Flow Balance and Residence Time
Residence time mismatches and hydraulic imbalances are subtle but significant sources of loss. Short-circuiting, dead zones, and uneven distribution reduce effective recovery without being immediately visible in headline metrics.
Small changes such as adjusting pump speeds, fine-tuning valve positions, or improving surge capacity utilisation can restore proper residence time and flow balance. These adjustments frequently improve recovery and product quality without any physical modification to the plant.
Feed Consistency as a Performance Driver
Processing plants perform best with predictable, consistent feed.
Improvements in blending strategy, stockpile management, and feed scheduling can dramatically reduce variability entering the plant. This reduces the need for reactive adjustments, lowers the frequency of disturbances, and improves overall control.
Consistency, in many cases, creates more value than maximising peak performance.
Data as a Fine-Tuning Tool
Modern processing plants generate vast volumes of operational data. The value of this data lies not in its quantity, but in its interpretation.
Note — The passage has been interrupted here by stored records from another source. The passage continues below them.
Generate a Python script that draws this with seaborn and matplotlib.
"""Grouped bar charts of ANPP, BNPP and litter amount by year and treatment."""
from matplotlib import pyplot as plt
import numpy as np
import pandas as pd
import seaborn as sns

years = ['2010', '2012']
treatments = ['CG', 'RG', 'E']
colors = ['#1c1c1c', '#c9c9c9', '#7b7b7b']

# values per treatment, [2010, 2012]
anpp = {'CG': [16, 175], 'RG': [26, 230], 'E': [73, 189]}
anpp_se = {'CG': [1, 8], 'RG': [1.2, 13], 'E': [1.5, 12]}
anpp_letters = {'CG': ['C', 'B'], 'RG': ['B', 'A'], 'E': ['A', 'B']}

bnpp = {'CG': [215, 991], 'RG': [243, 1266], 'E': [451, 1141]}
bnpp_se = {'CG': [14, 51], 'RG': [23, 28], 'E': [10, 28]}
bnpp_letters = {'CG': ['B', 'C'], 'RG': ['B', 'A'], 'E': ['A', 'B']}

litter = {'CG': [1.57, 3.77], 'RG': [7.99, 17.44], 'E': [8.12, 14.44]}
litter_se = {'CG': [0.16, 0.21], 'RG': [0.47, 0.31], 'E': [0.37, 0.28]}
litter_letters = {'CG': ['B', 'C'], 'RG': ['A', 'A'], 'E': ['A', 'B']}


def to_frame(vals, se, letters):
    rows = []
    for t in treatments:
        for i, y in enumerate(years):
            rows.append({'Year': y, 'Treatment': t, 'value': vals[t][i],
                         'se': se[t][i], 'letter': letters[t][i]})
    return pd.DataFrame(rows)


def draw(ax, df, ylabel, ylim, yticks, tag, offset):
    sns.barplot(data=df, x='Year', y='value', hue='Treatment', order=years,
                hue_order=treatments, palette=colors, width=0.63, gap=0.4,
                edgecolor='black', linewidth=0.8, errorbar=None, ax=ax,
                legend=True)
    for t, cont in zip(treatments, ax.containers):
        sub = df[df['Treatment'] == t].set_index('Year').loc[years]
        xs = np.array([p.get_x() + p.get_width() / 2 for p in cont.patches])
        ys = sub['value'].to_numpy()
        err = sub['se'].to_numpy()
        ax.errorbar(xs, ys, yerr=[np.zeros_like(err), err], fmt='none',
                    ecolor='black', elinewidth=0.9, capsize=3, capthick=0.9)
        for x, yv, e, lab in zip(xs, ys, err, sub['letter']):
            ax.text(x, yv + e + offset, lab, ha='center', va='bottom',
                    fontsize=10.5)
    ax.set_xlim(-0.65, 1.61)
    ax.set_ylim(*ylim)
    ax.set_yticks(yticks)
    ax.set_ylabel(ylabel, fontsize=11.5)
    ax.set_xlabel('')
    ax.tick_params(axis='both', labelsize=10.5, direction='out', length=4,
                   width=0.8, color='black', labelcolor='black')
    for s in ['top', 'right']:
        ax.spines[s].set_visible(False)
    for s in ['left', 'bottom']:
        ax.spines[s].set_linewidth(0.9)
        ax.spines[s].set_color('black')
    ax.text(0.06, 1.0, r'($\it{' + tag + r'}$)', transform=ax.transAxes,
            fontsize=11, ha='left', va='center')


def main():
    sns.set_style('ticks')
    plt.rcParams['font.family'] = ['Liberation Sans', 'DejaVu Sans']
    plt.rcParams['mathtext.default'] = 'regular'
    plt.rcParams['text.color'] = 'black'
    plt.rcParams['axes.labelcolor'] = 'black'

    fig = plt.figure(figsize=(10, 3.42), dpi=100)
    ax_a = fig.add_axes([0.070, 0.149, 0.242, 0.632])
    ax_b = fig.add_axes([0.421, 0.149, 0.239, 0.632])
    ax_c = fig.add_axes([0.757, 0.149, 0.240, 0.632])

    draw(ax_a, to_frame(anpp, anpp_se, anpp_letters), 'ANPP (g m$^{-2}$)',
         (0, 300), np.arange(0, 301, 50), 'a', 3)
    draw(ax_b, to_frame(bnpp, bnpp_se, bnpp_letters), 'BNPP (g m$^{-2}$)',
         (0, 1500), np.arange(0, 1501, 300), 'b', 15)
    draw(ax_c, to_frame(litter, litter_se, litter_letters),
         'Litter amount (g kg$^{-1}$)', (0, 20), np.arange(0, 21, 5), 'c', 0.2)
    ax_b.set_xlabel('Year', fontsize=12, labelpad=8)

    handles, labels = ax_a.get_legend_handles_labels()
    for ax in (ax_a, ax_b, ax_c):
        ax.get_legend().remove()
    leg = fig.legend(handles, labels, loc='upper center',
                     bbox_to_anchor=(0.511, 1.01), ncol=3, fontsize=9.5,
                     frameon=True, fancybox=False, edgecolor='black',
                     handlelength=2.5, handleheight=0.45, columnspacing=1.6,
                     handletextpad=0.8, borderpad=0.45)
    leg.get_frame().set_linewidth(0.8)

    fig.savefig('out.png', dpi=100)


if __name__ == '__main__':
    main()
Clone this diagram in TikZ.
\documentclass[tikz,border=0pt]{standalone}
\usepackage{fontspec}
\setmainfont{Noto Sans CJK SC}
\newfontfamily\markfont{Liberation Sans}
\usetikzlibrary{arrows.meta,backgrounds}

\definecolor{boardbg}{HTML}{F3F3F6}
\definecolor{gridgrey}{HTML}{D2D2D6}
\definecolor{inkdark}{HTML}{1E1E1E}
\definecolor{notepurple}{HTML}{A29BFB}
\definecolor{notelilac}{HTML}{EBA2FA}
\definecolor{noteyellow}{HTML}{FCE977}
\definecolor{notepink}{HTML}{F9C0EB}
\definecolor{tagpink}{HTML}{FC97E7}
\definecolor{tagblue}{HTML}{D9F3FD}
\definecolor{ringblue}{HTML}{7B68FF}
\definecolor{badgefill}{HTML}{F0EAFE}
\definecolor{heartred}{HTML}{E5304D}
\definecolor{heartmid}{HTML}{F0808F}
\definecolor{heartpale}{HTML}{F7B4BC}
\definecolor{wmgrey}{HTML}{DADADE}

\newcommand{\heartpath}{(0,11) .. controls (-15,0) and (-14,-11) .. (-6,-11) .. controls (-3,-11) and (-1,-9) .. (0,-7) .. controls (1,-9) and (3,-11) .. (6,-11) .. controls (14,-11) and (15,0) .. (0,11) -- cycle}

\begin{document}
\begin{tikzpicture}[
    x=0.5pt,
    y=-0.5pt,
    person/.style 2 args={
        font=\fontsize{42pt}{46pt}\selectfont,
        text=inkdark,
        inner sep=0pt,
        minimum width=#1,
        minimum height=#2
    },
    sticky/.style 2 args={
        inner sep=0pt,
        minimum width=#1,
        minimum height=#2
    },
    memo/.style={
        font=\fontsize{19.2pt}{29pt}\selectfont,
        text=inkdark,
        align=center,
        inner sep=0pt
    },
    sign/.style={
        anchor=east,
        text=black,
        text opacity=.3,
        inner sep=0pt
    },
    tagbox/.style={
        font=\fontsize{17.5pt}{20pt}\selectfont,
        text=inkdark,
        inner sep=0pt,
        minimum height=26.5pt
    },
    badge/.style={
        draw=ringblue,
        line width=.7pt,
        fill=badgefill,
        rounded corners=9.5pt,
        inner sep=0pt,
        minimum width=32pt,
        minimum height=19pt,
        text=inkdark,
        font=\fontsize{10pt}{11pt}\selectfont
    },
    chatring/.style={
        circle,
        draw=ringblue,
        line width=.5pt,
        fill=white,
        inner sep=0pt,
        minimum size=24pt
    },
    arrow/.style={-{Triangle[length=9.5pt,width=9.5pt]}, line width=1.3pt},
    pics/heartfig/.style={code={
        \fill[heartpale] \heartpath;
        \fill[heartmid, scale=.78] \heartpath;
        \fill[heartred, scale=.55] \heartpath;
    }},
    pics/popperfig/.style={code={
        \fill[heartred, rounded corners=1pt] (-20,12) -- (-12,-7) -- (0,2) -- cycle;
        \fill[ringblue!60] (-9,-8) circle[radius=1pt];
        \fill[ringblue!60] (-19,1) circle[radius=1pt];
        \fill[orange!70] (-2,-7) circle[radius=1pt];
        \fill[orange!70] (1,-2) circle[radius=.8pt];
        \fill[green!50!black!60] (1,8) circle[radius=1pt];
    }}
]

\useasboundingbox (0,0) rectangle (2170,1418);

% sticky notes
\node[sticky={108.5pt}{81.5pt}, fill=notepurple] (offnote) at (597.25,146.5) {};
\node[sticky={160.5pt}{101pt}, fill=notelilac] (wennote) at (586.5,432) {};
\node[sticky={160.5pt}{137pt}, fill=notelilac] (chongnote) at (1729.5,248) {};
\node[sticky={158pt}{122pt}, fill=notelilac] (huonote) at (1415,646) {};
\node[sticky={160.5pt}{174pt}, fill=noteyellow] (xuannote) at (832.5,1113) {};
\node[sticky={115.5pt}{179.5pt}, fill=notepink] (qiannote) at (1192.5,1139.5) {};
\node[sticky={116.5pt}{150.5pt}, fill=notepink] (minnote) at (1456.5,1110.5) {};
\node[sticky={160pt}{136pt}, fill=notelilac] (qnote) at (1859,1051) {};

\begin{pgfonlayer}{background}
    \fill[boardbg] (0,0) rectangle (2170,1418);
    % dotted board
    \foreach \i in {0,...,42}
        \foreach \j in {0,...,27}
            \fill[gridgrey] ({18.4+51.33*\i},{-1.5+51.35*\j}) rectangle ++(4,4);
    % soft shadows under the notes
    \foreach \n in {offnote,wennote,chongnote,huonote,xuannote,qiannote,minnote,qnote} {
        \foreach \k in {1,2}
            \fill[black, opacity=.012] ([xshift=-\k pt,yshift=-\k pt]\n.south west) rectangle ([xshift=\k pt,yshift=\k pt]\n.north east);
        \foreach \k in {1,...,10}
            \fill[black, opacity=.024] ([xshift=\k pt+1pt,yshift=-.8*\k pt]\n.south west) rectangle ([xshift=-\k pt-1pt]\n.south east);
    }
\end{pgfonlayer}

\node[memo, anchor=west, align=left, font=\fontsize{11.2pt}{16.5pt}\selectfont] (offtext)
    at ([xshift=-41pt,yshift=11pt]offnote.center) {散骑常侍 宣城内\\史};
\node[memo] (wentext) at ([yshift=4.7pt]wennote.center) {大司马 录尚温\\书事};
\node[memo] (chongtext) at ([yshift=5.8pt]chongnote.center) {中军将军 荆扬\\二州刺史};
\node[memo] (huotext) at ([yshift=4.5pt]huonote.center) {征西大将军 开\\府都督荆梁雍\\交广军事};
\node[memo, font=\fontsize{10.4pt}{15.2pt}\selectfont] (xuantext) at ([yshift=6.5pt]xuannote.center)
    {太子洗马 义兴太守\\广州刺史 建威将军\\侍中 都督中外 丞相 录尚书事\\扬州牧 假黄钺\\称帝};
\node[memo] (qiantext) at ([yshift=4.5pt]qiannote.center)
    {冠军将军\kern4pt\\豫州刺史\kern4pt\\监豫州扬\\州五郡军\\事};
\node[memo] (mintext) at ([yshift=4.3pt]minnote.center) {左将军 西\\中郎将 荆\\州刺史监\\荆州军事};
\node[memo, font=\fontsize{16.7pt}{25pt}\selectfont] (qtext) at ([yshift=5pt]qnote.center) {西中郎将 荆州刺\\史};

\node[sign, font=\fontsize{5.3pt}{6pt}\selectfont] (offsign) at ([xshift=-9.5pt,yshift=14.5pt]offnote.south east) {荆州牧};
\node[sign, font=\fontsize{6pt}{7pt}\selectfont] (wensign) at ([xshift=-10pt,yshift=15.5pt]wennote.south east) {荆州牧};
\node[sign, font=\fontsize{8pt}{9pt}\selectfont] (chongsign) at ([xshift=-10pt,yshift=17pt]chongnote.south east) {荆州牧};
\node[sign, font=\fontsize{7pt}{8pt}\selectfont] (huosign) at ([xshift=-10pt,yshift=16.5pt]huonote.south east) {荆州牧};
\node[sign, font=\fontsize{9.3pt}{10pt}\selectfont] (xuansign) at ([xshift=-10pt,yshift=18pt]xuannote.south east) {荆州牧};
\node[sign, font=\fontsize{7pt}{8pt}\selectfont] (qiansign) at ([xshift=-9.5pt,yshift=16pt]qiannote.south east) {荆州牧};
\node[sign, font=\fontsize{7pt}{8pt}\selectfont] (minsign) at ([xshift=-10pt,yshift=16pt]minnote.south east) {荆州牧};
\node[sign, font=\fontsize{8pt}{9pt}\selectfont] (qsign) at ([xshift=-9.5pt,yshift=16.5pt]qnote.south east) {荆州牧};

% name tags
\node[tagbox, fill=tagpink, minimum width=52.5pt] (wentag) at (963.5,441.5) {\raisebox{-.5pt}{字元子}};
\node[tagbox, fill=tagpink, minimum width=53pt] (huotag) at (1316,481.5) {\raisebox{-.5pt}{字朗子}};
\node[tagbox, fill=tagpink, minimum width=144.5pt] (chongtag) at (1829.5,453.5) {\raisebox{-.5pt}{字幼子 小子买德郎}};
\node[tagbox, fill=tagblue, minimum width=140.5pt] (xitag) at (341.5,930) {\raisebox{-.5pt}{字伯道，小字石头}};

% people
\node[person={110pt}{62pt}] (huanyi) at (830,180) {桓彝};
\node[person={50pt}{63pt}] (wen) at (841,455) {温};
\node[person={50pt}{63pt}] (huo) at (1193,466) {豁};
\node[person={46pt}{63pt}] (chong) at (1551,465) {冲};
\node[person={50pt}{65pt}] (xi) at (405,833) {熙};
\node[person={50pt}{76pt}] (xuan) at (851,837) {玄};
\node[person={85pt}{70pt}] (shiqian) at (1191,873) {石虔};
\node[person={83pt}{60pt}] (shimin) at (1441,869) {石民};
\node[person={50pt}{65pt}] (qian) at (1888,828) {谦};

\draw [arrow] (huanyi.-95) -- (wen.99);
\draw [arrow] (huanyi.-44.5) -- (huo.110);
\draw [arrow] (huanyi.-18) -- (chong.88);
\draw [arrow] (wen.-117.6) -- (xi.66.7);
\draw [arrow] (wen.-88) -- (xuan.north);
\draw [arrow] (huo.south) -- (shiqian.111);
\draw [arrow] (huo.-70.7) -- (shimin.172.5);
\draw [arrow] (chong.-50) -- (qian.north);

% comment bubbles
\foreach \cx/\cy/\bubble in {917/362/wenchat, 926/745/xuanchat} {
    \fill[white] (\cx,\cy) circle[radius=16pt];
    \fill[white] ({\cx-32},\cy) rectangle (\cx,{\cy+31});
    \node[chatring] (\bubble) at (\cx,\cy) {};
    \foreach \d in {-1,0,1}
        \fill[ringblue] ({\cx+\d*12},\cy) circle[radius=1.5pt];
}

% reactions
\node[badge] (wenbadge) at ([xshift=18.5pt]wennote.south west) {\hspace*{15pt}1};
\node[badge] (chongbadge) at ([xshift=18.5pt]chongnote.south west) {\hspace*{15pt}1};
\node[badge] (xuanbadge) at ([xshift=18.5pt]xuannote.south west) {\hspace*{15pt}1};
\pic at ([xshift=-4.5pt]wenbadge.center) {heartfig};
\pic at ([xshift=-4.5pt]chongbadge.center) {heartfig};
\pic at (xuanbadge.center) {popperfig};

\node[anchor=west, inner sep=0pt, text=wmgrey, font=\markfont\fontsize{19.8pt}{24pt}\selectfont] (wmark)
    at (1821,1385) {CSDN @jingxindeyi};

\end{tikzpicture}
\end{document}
Using data to narrow control windows, detect early warning signals, and reduce variability allows operators to intervene before performance degrades. Reducing variability often delivers more value than increasing average performance, because it improves predictability, reliability, and downstream integration.
Maintenance and Metallurgy Are Linked
Mechanical condition and metallurgical performance are deeply connected. Wear patterns, liner profiles, cyclone condition, and pump health directly influence classification efficiency, residence time, and separation performance.
Small maintenance improvements, such as optimising liner geometry, improving cyclone inspection discipline, and ensuring timely pump and valve repairs, often translate directly into better recovery and throughput.
When maintenance decisions are made with process impact in mind, both reliability and metallurgical performance improve together.
Sustainability Through Incremental Improvement
Environmental performance is also shaped by small process changes.
Reducing reagent overdosing lowers environmental load and operating cost. Improving water balance reduces freshwater demand. Optimising energy usage through tighter control reduces emissions.
Sustainable metallurgy is rarely the result of one large initiative. It emerges from many small, repeatable improvements embedded into everyday operation.
Why Small Changes Outperform Big Projects
Small changes offer several advantages: they are lower risk, faster to implement, easier to test and validate, and simpler to reverse if needed. They build operational confidence, deepen metallurgical understanding, and encourage a culture of continuous improvement.
Most importantly, they compound.
The Compounding Effect
One small improvement may appear insignificant on its own. But many small improvements accumulate into substantial gains – higher recovery, lower costs, better stability, improved sustainability, and stronger long-term asset performance.
Metallurgical excellence is not built overnight. It is built incrementally, through consistent, intelligent refinement.
In a complex and variable world, the most powerful changes are often not the biggest ones but the ones applied with the greatest understanding.